- [Dataset excerpt]:
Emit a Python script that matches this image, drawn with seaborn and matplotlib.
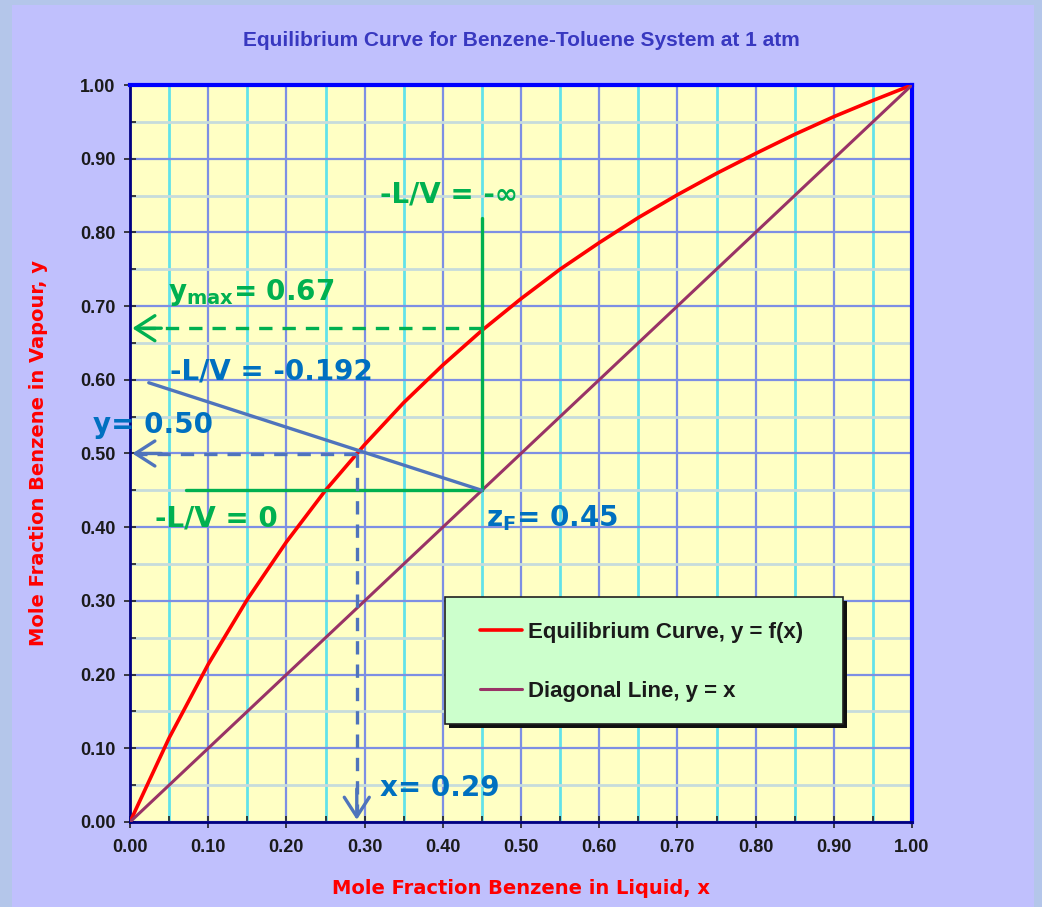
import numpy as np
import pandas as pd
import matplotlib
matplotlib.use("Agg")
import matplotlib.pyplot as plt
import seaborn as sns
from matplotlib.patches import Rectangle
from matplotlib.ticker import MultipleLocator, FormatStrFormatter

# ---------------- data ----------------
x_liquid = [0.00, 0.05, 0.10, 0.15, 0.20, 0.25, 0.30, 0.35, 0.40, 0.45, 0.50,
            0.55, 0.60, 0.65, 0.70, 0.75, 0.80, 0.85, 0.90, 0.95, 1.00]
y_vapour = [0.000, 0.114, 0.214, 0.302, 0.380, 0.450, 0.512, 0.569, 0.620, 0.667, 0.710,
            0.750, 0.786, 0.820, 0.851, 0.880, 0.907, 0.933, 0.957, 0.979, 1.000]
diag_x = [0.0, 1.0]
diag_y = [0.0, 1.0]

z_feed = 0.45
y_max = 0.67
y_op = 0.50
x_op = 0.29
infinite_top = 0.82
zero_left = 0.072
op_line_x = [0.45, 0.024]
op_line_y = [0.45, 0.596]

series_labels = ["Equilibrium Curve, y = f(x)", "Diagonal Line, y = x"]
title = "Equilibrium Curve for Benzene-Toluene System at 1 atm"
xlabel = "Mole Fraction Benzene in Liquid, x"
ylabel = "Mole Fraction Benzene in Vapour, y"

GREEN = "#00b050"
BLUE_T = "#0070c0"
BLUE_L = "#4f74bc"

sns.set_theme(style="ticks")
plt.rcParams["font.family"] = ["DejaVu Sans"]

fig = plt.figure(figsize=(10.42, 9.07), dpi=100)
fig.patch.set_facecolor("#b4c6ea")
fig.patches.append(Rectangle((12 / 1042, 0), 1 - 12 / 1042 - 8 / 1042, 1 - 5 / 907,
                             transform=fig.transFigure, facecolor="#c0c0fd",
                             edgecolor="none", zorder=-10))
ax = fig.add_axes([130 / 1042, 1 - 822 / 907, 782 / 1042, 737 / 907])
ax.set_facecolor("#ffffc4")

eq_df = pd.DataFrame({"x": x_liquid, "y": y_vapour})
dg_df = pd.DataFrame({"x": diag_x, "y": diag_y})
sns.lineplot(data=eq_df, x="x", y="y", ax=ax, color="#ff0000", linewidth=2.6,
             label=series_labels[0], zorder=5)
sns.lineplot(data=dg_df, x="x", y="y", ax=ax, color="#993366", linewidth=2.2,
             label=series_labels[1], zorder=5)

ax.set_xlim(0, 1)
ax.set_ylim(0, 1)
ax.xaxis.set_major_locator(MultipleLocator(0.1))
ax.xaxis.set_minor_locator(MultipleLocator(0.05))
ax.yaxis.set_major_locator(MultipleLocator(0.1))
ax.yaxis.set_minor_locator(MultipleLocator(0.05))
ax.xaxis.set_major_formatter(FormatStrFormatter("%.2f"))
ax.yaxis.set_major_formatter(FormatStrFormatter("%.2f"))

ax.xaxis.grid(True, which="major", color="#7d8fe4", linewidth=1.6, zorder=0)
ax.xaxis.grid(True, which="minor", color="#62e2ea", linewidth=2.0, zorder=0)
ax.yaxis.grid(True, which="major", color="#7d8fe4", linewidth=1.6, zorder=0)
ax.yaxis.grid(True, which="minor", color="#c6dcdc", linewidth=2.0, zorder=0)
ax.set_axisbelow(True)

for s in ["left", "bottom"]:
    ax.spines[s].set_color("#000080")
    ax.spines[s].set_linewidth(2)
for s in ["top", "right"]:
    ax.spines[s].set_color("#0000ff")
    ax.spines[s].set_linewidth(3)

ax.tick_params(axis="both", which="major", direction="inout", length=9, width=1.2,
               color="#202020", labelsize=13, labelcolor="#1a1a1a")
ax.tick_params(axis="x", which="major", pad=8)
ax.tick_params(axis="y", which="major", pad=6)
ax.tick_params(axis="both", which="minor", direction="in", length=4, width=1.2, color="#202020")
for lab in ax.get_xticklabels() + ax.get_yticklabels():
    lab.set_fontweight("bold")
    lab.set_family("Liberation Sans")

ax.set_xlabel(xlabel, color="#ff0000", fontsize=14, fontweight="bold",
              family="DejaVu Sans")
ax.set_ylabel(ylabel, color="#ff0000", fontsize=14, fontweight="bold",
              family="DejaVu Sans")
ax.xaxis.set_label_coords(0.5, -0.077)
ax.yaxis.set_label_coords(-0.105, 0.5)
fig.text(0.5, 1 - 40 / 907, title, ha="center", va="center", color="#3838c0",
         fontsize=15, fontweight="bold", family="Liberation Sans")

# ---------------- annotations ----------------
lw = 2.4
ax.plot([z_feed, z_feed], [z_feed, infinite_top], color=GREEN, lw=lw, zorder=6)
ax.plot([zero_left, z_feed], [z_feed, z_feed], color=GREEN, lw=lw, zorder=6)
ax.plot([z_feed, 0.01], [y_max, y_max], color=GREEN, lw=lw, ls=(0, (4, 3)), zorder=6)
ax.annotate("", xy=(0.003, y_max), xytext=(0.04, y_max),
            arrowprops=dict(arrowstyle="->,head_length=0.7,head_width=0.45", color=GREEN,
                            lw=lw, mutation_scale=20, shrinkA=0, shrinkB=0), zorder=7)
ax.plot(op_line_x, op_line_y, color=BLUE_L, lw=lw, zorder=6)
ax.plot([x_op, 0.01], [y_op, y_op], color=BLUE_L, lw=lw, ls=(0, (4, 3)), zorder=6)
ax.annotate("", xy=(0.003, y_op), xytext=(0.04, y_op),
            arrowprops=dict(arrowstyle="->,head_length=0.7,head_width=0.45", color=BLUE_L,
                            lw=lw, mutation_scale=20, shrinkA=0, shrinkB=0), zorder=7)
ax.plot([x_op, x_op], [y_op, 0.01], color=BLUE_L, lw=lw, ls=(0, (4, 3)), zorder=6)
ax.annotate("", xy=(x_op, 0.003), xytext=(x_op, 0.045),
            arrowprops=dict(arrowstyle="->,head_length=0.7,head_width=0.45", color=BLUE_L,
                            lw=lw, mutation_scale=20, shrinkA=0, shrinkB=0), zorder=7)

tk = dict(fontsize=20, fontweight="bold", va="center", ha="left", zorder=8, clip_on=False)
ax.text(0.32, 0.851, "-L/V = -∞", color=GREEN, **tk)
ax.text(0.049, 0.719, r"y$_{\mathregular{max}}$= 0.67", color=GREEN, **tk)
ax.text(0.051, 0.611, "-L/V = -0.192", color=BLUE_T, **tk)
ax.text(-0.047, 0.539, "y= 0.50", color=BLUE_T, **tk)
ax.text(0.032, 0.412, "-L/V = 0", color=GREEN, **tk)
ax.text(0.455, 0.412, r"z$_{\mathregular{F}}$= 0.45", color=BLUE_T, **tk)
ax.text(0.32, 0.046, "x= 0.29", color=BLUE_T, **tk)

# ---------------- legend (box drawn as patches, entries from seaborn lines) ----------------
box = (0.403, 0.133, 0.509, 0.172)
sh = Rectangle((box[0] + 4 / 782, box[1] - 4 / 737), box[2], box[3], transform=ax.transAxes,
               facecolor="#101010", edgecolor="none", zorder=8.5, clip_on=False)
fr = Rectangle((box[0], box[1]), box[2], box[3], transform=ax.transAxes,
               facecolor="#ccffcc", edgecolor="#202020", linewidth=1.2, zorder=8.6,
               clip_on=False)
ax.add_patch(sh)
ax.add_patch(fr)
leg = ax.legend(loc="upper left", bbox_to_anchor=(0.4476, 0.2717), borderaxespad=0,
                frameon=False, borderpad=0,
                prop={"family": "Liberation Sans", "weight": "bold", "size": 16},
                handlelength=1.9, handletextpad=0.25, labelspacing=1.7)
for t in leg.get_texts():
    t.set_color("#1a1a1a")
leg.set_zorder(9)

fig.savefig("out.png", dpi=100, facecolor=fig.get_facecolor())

- [Given request]:
Set the lines above down again, word for word, from the first through the one containing "from matplotlib.ticker import"; pictures excluded.

- [Solution to this exercise]:
Emit a Python script that matches this image, drawn with seaborn and matplotlib.
import numpy as np
import pandas as pd
import matplotlib
matplotlib.use("Agg")
import matplotlib.pyplot as plt
import seaborn as sns
from matplotlib.patches import Rectangle
from matplotlib.ticker import MultipleLocator, FormatStrFormatter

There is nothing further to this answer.